Archbishop Kurtz among U.S. religious leaders signing MLK jail letter response

WASHINGTON—Fifty years ago, the Rev. Martin Luther King Jr. took a group of white Alabama clergymen to task for suggesting he find ways, other than demonstrations and protests, to seek racial equality.

The civil rights leader did not mince words telling the group that included Protestant pastors, a rabbi and a Catholic bishop—Auxiliary Bishop Joseph A. Durick of what was then the Diocese of Mobile-Birmingham, Ala.—that he was “disappointed with the church.”

In their public letter to Rev. King, published in an April 13, 1963, newspaper, the religious leaders urged him to negotiate and wait for court actions and described the civil rights demonstrations in Birmingham as “unwise and untimely.”

Rev. King, held in solitary confinement for eight days for violating the city’s ban on civil rights demonstrations, began his response to the clergymen April 16, the fourth day of his prison sentence. He used a pencil to write on margins of a newspaper and slips of paper, and he wrote only during the day since his cell had no overhead light.

The letter, addressed to “My Dear Fellow Clergymen” became the famous “Letter from Birmingham Jail.”

Jonathan Bass, history professor at Birmingham’s Samford University and author of the 2002 book Blessed are the Peacemakers: Martin Luther King Jr., Eight White Religious Leaders, and the Letter from Birmingham Jail, said Rev. King’s letter is “without a doubt the most important written document of the civil rights era.”

He told Catholic News Service April 15 that the letter was meant for a much broader audience than just these eight religious leaders but, since he wrote to them as a minister, it has deeply spiritual themes.

For the letter’s 50th anniversary, public readings of the letter are taking place not only in Birmingham, but across the United States and in places around the world.

Religious figures in particular are not just reading the letter but responding to it.

Leaders of U.S. Christian denominations who are part of the ecumenical organization Christian Churches Together gathered in Birmingham April 14-15 to sign a response to the letter and discuss its meaning then and now.

One participant was Archbishop Joseph E. Kurtz of Louisville, vice president of the U.S. Conference of Catholic Bishops and former bishop of the Diocese of Knoxville. In an April 14 address to the gathering, he stressed the importance of responding to Rev. King’s words by asking forgiveness for past wrongs, appreciating efforts that have been made and being “resolved for more action.”
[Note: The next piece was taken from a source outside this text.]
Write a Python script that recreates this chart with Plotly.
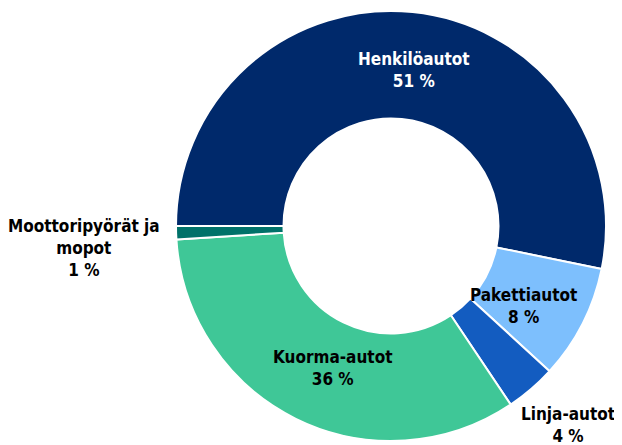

He commended steps made by the Catholic Church including its Aug. 23, 1963, statement “On Racial Harmony,” issued by the administrative board of what was then the National Catholic Welfare Conference, the predecessor of today’s USCCB. It said: “We must insist that the heart of the race question is moral and religious.”

He also quoted the U.S. bishops’ 1979 pastoral letter “Brothers and Sisters to Us,” which said that “racism is a sin: a sin that divides the human family, blots out the image of God among specific members of that family, and violates the fundamental human dignity of those called to be children of the same Father.”

The archbishop told CNS that when he reread Rev. King’s letter he “recognized not just what a classic it is, but how touching it is to uncover the soul of someone seriously trying to follow Christ” and trying to move people to action.